Gary R. McCaughtry, Warden, and Brown County

Wisconsin,

 

                             Respondents-Respondents.

 

 

 

                        APPEAL from an order of the circuit court for Brown County:  RICHARD J. DIETZ, Judge.  Affirmed. 

                        Before Cane, P.J., LaRocque and Myse, JJ.

                        PER CURIAM.   Talib Amin Akbar appeals an order denying habeas corpus relief from his sexual assault convictions.  Regardless of whether his petition is construed as a petition for a writ of habeas corpus, a motion under § 974.06,  Stats., or a motion alleging newly discovered evidence or requesting a new trial in the interest of justice, the petition or motion states no basis for relief.  Therefore, we affirm the order denying relief.

                        Akbar alleges that, upon reading the presentence report, he discovered that one of the complaining witnesses committed perjury at trial.[1]  He reaches this conclusion because the parole agent listed a specific date for the sexual assault, but the victim testified at trial that she could not remember the specific date.  Akbar is entitled to no relief because he has exhausted his postconviction remedies and because, as a matter of law, the alleged newly discovered evidence provides no basis for a new trial.

                        To the extent Akbar raises issues that could have been raised in his earlier postconviction proceedings, he has not established good cause for his failure to raise these issues at that time and is barred from commencing successive postconviction proceedings regardless of the label placed on his motion or petition.  All grounds for postconviction relief must be raised in the initial postconviction proceedings unless the defendant establishes sufficient reason for his failure to assert the issue at an earlier stage.  See State v.
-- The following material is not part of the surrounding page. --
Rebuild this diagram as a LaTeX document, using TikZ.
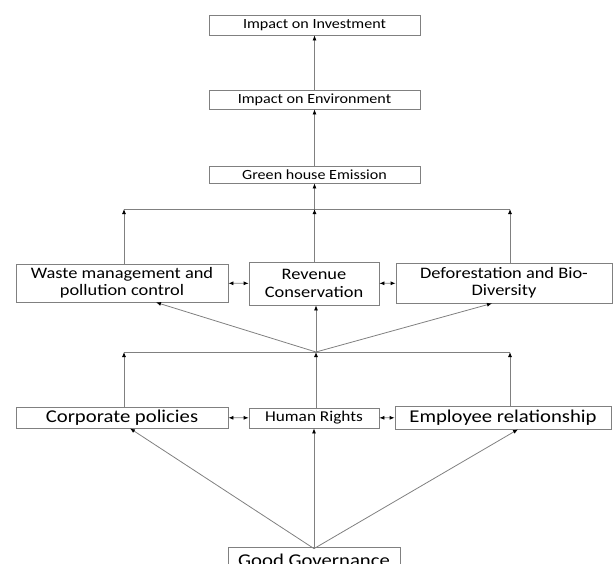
\documentclass[tikz,border=0pt]{standalone}
\usepackage{fontspec}
\setmainfont[FakeStretch=1.15]{Carlito}
\usetikzlibrary{arrows.meta,calc}
\definecolor{linegray}{RGB}{128,128,128}
\begin{document}
\begin{tikzpicture}[x=1pt,y=-1pt,
  box/.style={draw=linegray, line width=0.8pt, inner sep=0pt, align=center, text=black},
  arr/.style={draw=linegray, line width=0.8pt, -{Latex[black,length=5pt,width=4pt]}},
  biarr/.style={draw=linegray, line width=0.8pt, {Latex[black,length=5pt,width=4pt]}-{Latex[black,length=5pt,width=4pt]}},
  bar/.style={draw=linegray, line width=0.8pt}]
\useasboundingbox (0,0) rectangle (613,563);
\node[box, minimum width=211pt, minimum height=20pt, font=\fontsize{14}{16}\selectfont] (invest) at (314.5,25) {Impact on Investment};
\node[box, minimum width=211pt, minimum height=19pt, font=\fontsize{14}{16}\selectfont] (environ) at (314.5,99.5) {Impact on Environment};
\node[box, minimum width=211pt, minimum height=17pt, font=\fontsize{14}{16}\selectfont] (emission) at (314.5,174.5) {Green house Emission};
\node[box, minimum width=212pt, minimum height=38pt, font=\fontsize{16}{17}\selectfont] (waste) at (122,283) {Waste management and\\pollution control};
\node[box, minimum width=130pt, minimum height=43pt, font=\fontsize{16}{18.5}\selectfont] (revenue) at (314,283.5) {Revenue\\Conservation};
\node[box, minimum width=216pt, minimum height=40pt, font=\fontsize{16}{17}\selectfont] (forest) at (504,283) {Deforestation and Bio-\\Diversity};
\node[box, minimum width=212pt, minimum height=21pt, font=\fontsize{18}{20}\selectfont] (corporate) at (122,417.5) {Corporate policies};
\node[box, minimum width=130pt, minimum height=20pt, font=\fontsize{15}{17}\selectfont] (rights) at (314,418) {Human Rights};
\node[box, minimum width=216pt, minimum height=23pt, font=\fontsize{18}{20}\selectfont] (employee) at (503,417.5) {Employee relationship};
\node[box, minimum width=172pt, minimum height=26pt, font=\fontsize{18}{20}\selectfont] (governance) at (314,560) {Good Governance};
\coordinate (topbar) at (314.5,209);
\coordinate (midbar) at (316,352);
% upper part
\draw[arr] (environ) -- (invest);
\draw[arr] (emission) -- (environ);
\draw[arr] (topbar) -- (emission);
\draw[bar] ([xshift=2pt]waste.north |- topbar) -- ([xshift=6pt]forest.north |- topbar);
\draw[arr] ([xshift=2pt]waste.north) -- ([xshift=2pt]waste.north |- topbar);
\draw[arr] (revenue.north -| topbar) -- (topbar);
\draw[arr] ([xshift=6pt]forest.north) -- ([xshift=6pt]forest.north |- topbar);
\draw[biarr] (waste) -- (revenue);
\draw[biarr] (revenue) -- (forest);
% middle part
\draw[arr] (midbar) -- ([xshift=34pt]waste.south);
\draw[arr] (midbar) -- (revenue.south -| midbar);
\draw[arr] (midbar) -- ([xshift=-12pt]forest.south);
\draw[bar] ([xshift=2pt]corporate.north |- midbar) -- ([xshift=7pt]employee.north |- midbar);
\draw[arr] ([xshift=2pt]corporate.north) -- ([xshift=2pt]corporate.north |- midbar);
\draw[arr] (rights.north -| midbar) -- (midbar);
\draw[arr] ([xshift=7pt]employee.north) -- ([xshift=7pt]employee.north |- midbar);
\draw[biarr] (corporate) -- (rights);
\draw[biarr] (rights) -- (employee);
% lower part
\draw[arr] ([yshift=-2pt]governance.north) -- ([xshift=8pt]corporate.south);
\draw[arr] ([yshift=-2pt]governance.north) -- (rights.south);
\draw[arr] ([yshift=-2pt]governance.north) -- ([xshift=15pt]employee.south);
\end{tikzpicture}
\end{document}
Escalona-Naranjo, 185 Wis.2d 168, 181, 517 N.W.2d 157, 162 (1994).  The petition states that Akbar became aware of the “perjury” when he read the presentence report.  He has established no reason for his failure to raise that issue in his initial postconviction proceedings. 

                        The petition or motion also fails to allege facts that would sustain a finding of newly discovered evidence.  The discovery that a statement by the victim caused the parole agent to write down a specific date for the offense has little impeachment value regarding the victim’s testimony that she could not provide a specific date.  The new evidence would not “probably change the result.”  See § 805.15(3)(d), Stats.

                        By the Court.—Order affirmed.

                        This opinion will not be published.  See Rule 809.23(1)(b)5, Stats.

 


 



[1] The petition raises other issues that Akbar does not pursue on appeal.